▶ To do:
Would you restate all the data that follows, word for word?

▶ Data extract:
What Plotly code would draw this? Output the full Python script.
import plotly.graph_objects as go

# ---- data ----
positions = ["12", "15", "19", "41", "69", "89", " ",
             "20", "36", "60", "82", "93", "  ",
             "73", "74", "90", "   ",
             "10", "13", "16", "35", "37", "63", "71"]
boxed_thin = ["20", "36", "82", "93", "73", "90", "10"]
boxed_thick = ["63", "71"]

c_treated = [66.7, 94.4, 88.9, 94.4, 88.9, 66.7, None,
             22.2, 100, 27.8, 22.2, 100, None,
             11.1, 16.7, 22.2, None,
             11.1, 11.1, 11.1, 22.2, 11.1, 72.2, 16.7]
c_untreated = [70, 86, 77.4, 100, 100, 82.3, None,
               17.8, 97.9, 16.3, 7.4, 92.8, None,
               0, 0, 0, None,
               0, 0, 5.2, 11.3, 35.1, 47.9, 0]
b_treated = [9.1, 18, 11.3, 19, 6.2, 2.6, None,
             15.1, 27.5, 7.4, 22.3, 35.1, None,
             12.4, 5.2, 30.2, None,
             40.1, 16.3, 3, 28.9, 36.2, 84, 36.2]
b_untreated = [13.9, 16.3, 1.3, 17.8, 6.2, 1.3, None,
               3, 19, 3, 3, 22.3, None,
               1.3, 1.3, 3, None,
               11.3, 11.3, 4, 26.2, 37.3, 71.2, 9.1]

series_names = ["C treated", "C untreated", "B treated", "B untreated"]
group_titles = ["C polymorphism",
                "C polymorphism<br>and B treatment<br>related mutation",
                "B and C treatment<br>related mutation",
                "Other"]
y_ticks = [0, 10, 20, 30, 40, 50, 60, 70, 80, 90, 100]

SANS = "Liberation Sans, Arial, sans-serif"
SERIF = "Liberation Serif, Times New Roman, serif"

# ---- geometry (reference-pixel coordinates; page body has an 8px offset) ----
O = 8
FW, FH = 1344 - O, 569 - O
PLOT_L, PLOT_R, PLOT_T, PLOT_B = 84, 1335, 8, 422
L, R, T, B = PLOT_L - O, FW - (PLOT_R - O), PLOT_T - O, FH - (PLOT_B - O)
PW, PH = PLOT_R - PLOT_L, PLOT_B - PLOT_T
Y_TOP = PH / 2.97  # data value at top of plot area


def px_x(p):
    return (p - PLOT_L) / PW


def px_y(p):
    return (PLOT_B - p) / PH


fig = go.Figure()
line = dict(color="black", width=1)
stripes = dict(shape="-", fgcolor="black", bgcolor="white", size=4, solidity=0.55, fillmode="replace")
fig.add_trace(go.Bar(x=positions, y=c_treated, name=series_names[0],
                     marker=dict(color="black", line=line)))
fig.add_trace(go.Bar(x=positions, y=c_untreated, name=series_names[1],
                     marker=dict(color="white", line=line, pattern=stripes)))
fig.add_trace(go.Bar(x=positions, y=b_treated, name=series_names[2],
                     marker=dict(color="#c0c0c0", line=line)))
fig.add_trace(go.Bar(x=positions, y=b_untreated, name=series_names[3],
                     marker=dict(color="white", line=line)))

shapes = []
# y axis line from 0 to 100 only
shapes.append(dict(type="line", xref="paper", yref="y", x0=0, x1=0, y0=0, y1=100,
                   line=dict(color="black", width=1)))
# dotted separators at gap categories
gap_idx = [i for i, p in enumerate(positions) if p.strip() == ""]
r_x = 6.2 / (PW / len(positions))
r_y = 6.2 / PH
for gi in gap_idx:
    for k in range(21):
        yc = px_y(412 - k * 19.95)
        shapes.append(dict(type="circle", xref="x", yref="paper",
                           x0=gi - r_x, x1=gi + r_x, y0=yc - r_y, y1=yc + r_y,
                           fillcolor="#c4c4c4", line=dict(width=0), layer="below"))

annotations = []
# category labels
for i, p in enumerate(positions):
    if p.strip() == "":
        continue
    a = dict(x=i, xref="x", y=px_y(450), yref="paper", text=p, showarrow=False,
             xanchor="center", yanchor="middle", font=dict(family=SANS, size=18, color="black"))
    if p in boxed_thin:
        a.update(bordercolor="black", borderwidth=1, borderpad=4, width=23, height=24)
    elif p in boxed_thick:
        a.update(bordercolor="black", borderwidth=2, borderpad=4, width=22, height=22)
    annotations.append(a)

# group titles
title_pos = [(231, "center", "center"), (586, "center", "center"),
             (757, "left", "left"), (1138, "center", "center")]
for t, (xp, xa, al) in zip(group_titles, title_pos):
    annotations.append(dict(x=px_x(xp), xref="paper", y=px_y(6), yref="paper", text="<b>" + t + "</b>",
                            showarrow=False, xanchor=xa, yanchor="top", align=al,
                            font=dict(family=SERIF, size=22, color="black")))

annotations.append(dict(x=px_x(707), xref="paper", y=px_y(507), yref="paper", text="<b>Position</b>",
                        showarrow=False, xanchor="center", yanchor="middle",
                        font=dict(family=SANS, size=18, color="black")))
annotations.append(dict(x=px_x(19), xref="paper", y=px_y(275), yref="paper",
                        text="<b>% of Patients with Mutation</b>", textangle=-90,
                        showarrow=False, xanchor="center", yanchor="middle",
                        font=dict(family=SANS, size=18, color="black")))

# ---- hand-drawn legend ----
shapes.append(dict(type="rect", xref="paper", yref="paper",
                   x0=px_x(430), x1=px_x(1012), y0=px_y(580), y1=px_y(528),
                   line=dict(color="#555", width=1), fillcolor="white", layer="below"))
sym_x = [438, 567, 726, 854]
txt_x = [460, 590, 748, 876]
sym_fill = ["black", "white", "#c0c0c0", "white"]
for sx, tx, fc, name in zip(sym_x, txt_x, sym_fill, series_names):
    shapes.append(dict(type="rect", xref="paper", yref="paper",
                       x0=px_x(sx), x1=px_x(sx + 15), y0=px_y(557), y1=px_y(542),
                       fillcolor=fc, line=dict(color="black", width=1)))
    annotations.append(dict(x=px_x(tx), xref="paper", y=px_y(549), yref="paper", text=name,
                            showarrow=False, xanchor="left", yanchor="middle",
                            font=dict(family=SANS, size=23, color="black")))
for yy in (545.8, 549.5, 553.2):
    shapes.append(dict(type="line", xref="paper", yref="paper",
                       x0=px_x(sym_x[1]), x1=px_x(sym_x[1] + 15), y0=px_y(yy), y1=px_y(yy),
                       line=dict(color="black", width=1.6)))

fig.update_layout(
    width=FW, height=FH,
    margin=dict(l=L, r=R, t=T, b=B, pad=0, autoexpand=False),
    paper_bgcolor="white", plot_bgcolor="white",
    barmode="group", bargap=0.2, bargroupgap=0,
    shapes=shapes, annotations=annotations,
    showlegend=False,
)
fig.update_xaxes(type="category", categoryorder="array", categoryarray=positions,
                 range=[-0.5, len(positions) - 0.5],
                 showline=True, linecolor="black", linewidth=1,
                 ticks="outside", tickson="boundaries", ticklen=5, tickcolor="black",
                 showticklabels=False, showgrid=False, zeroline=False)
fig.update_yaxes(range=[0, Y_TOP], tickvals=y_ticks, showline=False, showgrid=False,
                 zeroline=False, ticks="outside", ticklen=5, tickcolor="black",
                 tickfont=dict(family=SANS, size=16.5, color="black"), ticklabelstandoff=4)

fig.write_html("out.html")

▶ Answer for the task:
What Plotly code would draw this? Output the full Python script.
import plotly.graph_objects as go

# ---- data ----
positions = ["12", "15", "19", "41", "69", "89", " ",
             "20", "36", "60", "82", "93", "  ",
             "73", "74", "90", "   ",
             "10", "13", "16", "35", "37", "63", "71"]
boxed_thin = ["20", "36", "82", "93", "73", "90", "10"]
boxed_thick = ["63", "71"]

c_treated = [66.7, 94.4, 88.9, 94.4, 88.9, 66.7, None,
             22.2, 100, 27.8, 22.2, 100, None,
             11.1, 16.7, 22.2, None,
             11.1, 11.1, 11.1, 22.2, 11.1, 72.2, 16.7]
c_untreated = [70, 86, 77.4, 100, 100, 82.3, None,
               17.8, 97.9, 16.3, 7.4, 92.8, None,
               0, 0, 0, None,
               0, 0, 5.2, 11.3, 35.1, 47.9, 0]
b_treated = [9.1, 18, 11.3, 19, 6.2, 2.6, None,
             15.1, 27.5, 7.4, 22.3, 35.1, None,
             12.4, 5.2, 30.2, None,
             40.1, 16.3, 3, 28.9, 36.2, 84, 36.2]
b_untreated = [13.9, 16.3, 1.3, 17.8, 6.2, 1.3, None,
               3, 19, 3, 3, 22.3, None,
               1.3, 1.3, 3, None,
               11.3, 11.3, 4, 26.2, 37.3, 71.2, 9.1]

series_names = ["C treated", "C untreated", "B treated", "B untreated"]
group_titles = ["C polymorphism",
                "C polymorphism<br>and B treatment<br>related mutation",
                "B and C treatment<br>related mutation",
                "Other"]
y_ticks = [0, 10, 20, 30, 40, 50, 60, 70, 80, 90, 100]

SANS = "Liberation Sans, Arial, sans-serif"
SERIF = "Liberation Serif, Times New Roman, serif"

# ---- geometry (reference-pixel coordinates; page body has an 8px offset) ----
O = 8
FW, FH = 1344 - O, 569 - O
PLOT_L, PLOT_R, PLOT_T, PLOT_B = 84, 1335, 8, 422
L, R, T, B = PLOT_L - O, FW - (PLOT_R - O), PLOT_T - O, FH - (PLOT_B - O)
PW, PH = PLOT_R - PLOT_L, PLOT_B - PLOT_T
Y_TOP = PH / 2.97  # data value at top of plot area


def px_x(p):
    return (p - PLOT_L) / PW


def px_y(p):
    return (PLOT_B - p) / PH


fig = go.Figure()
line = dict(color="black", width=1)
stripes = dict(shape="-", fgcolor="black", bgcolor="white", size=4, solidity=0.55, fillmode="replace")
fig.add_trace(go.Bar(x=positions, y=c_treated, name=series_names[0],
                     marker=dict(color="black", line=line)))
fig.add_trace(go.Bar(x=positions, y=c_untreated, name=series_names[1],
                     marker=dict(color="white", line=line, pattern=stripes)))
fig.add_trace(go.Bar(x=positions, y=b_treated, name=series_names[2],
                     marker=dict(color="#c0c0c0", line=line)))
fig.add_trace(go.Bar(x=positions, y=b_untreated, name=series_names[3],
                     marker=dict(color="white", line=line)))

shapes = []
# y axis line from 0 to 100 only
shapes.append(dict(type="line", xref="paper", yref="y", x0=0, x1=0, y0=0, y1=100,
                   line=dict(color="black", width=1)))
# dotted separators at gap categories
gap_idx = [i for i, p in enumerate(positions) if p.strip() == ""]
r_x = 6.2 / (PW / len(positions))
r_y = 6.2 / PH
for gi in gap_idx:
    for k in range(21):
        yc = px_y(412 - k * 19.95)
        shapes.append(dict(type="circle", xref="x", yref="paper",
                           x0=gi - r_x, x1=gi + r_x, y0=yc - r_y, y1=yc + r_y,
                           fillcolor="#c4c4c4", line=dict(width=0), layer="below"))

annotations = []
# category labels
for i, p in enumerate(positions):
    if p.strip() == "":
        continue
    a = dict(x=i, xref="x", y=px_y(450), yref="paper", text=p, showarrow=False,
             xanchor="center", yanchor="middle", font=dict(family=SANS, size=18, color="black"))
    if p in boxed_thin:
        a.update(bordercolor="black", borderwidth=1, borderpad=4, width=23, height=24)
    elif p in boxed_thick:
        a.update(bordercolor="black", borderwidth=2, borderpad=4, width=22, height=22)
    annotations.append(a)

# group titles
title_pos = [(231, "center", "center"), (586, "center", "center"),
             (757, "left", "left"), (1138, "center", "center")]
for t, (xp, xa, al) in zip(group_titles, title_pos):
    annotations.append(dict(x=px_x(xp), xref="paper", y=px_y(6), yref="paper", text="<b>" + t + "</b>",
                            showarrow=False, xanchor=xa, yanchor="top", align=al,
                            font=dict(family=SERIF, size=22, color="black")))

annotations.append(dict(x=px_x(707), xref="paper", y=px_y(507), yref="paper", text="<b>Position</b>",
                        showarrow=False, xanchor="center", yanchor="middle",
                        font=dict(family=SANS, size=18, color="black")))
annotations.append(dict(x=px_x(19), xref="paper", y=px_y(275), yref="paper",
                        text="<b>% of Patients with Mutation</b>", textangle=-90,
                        showarrow=False, xanchor="center", yanchor="middle",
                        font=dict(family=SANS, size=18, color="black")))

# ---- hand-drawn legend ----
shapes.append(dict(type="rect", xref="paper", yref="paper",
                   x0=px_x(430), x1=px_x(1012), y0=px_y(580), y1=px_y(528),
                   line=dict(color="#555", width=1), fillcolor="white", layer="below"))
sym_x = [438, 567, 726, 854]
txt_x = [460, 590, 748, 876]
sym_fill = ["black", "white", "#c0c0c0", "white"]
for sx, tx, fc, name in zip(sym_x, txt_x, sym_fill, series_names):
    shapes.append(dict(type="rect", xref="paper", yref="paper",
                       x0=px_x(sx), x1=px_x(sx + 15), y0=px_y(557), y1=px_y(542),
                       fillcolor=fc, line=dict(color="black", width=1)))
    annotations.append(dict(x=px_x(tx), xref="paper", y=px_y(549), yref="paper", text=name,
                            showarrow=False, xanchor="left", yanchor="middle",
                            font=dict(family=SANS, size=23, color="black")))
for yy in (545.8, 549.5, 553.2):
    shapes.append(dict(type="line", xref="paper", yref="paper",
                       x0=px_x(sym_x[1]), x1=px_x(sym_x[1] + 15), y0=px_y(yy), y1=px_y(yy),
                       line=dict(color="black", width=1.6)))

fig.update_layout(
    width=FW, height=FH,
    margin=dict(l=L, r=R, t=T, b=B, pad=0, autoexpand=False),
    paper_bgcolor="white", plot_bgcolor="white",
    barmode="group", bargap=0.2, bargroupgap=0,
    shapes=shapes, annotations=annotations,
    showlegend=False,
)
fig.update_xaxes(type="category", categoryorder="array", categoryarray=positions,
                 range=[-0.5, len(positions) - 0.5],
                 showline=True, linecolor="black", linewidth=1,
                 ticks="outside", tickson="boundaries", ticklen=5, tickcolor="black",
                 showticklabels=False, showgrid=False, zeroline=False)
fig.update_yaxes(range=[0, Y_TOP], tickvals=y_ticks, showline=False, showgrid=False,
                 zeroline=False, ticks="outside", ticklen=5, tickcolor="black",
                 tickfont=dict(family=SANS, size=16.5, color="black"), ticklabelstandoff=4)

fig.write_html("out.html")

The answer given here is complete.